The final layer is documentation. This is one of the most important parts of preparing an apartment for rent, especially when the owner lives abroad. A proper entry report, photo record, inventory list, meter readings, appliance information, keys record, and building instructions can prevent future disputes.

Without documentation, it becomes difficult to know whether a scratch, broken item, unpaid bill, missing appliance, or damage existed before the tenant entered or happened during the tenancy. This can affect deposit handling, repair responsibility, and the relationship with the tenant.

Documentation also helps with future management. When a technician needs to repair an appliance, it helps to know the model. When a tenant moves out, it helps to compare the current condition to the original photos. When bills are reconciled, it helps to have meter readings from the exact handover date. When a new tenant enters, it helps to have a clear checklist rather than starting from zero each time.

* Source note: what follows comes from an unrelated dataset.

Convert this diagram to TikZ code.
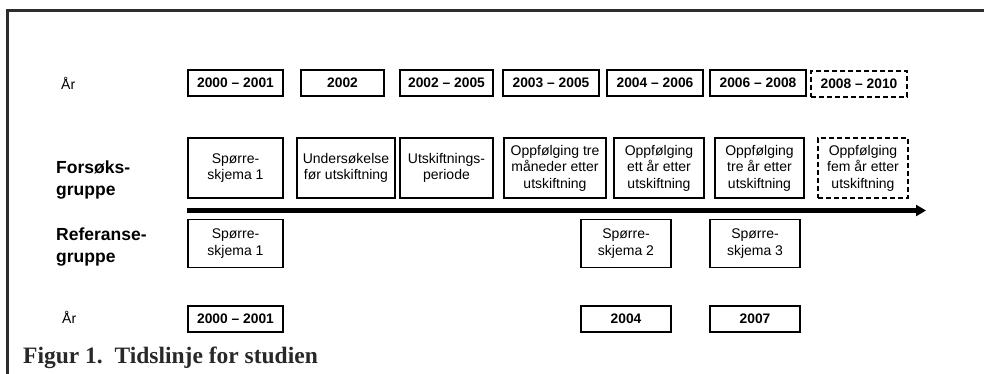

Athens remains a strong market for well-prepared rental apartments. Demand exists, but the market is no longer informal. Tenants, guests, platforms, accountants, and authorities all expect a higher level of organization than in the past. Owners who treat preparation as part of the investment — not just the final step after renovation — are usually better positioned to protect both income and asset value.

A rent-ready apartment is not simply an apartment with keys. It is a property that has been checked, documented, positioned, and set up to run smoothly. For owners living abroad, this preparation can make the difference between a property that creates repeated operational issues and one that performs reliably over time.